Thomas Römer : Ce n'est que bien plus tard, avec les rabbins et les Pères de l'Église, que s'affirme l'idée d'un dieu seul et donc universel, omniprésent et omniscient. Dans la Bible, on ne parle que de «Dieu un». Les textes bibliques utilisent même fréquemment des concepts polythéistes. «Dieu règne sur l'assemblée des dieux», dit par exemple le psaume 82. Dans les textes plus récents, on voit encore réapparaître des ministres de la cour céleste, des anges... Sans doute pour réduire la distance entre ce Dieu transcendant et infiniment lointain et l'homme. La persistance des concepts polythéistes reflète peut-être aussi l'impossibilité de penser le monothéisme jusqu'au bout. Car le problème du monothéisme, c'est qu'il pose une question théologique ou philosophique importante: la question de l'origine du mal.

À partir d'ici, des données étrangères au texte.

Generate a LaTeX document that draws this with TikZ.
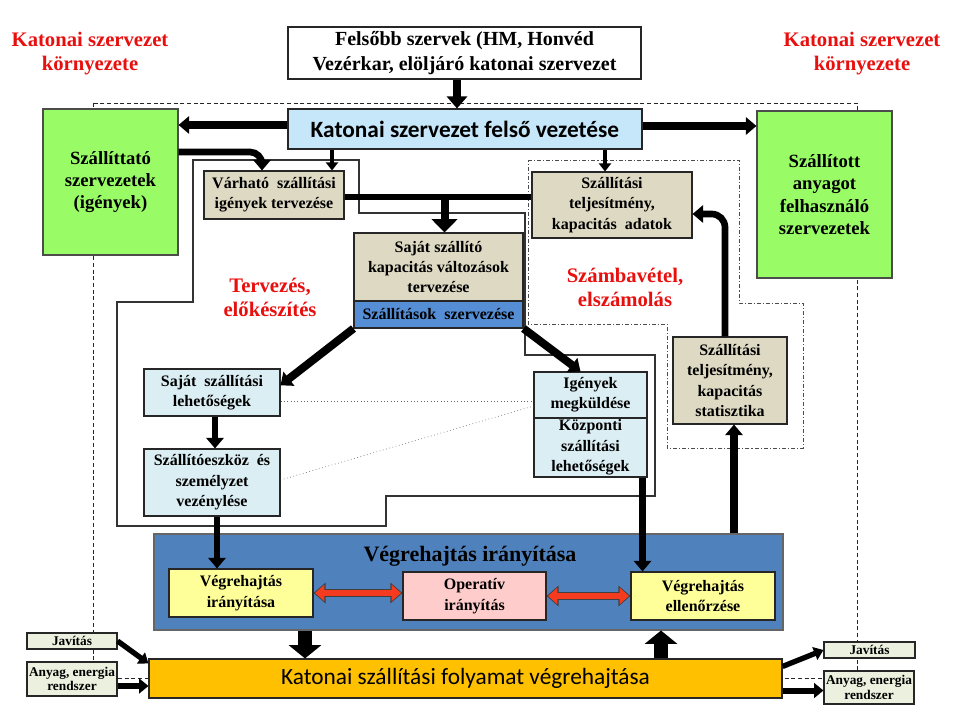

En l'absence de dieux qui endossent les rôles malveillants, le dieu unique devient responsable de tout en quelque sorte. C'est pourquoi on invente cette dualité Dieu-diable. On va essayer de sortir le mal de Dieu et l'attribuer à Satan. Dans la Bible hébraïque, le Satan reste encore sous les ordres de Yahvé, mais dans le Nouveau Testament le diable est souvent présenté comme l'ennemi de Dieu, ce qui est déjà plus dualiste que monothéiste. Apparemment, le ciel ne peut rester totalement vide.
Le Nouvel Observateur : Peut-on finalement se passer de Dieu ?
Thomas Römer : Le monothéisme a institué une césure qu'il est difficile de faire oublier, surtout dans une civilisation occidentale tellement influencée, en bien et en mal, par le christianisme. Ma seule certitude, c'est que même dans un contexte laïque et areligieux l'homme ne peut pas se passer de la question du sens, c'est même ce qui le définit. Mais l'homme peut-il se mettre à la place de Dieu, remplir le vide ? Cela nécessite un peu plus d'imagination philosophique. Ce qu'il n'est pas interdit d'espérer.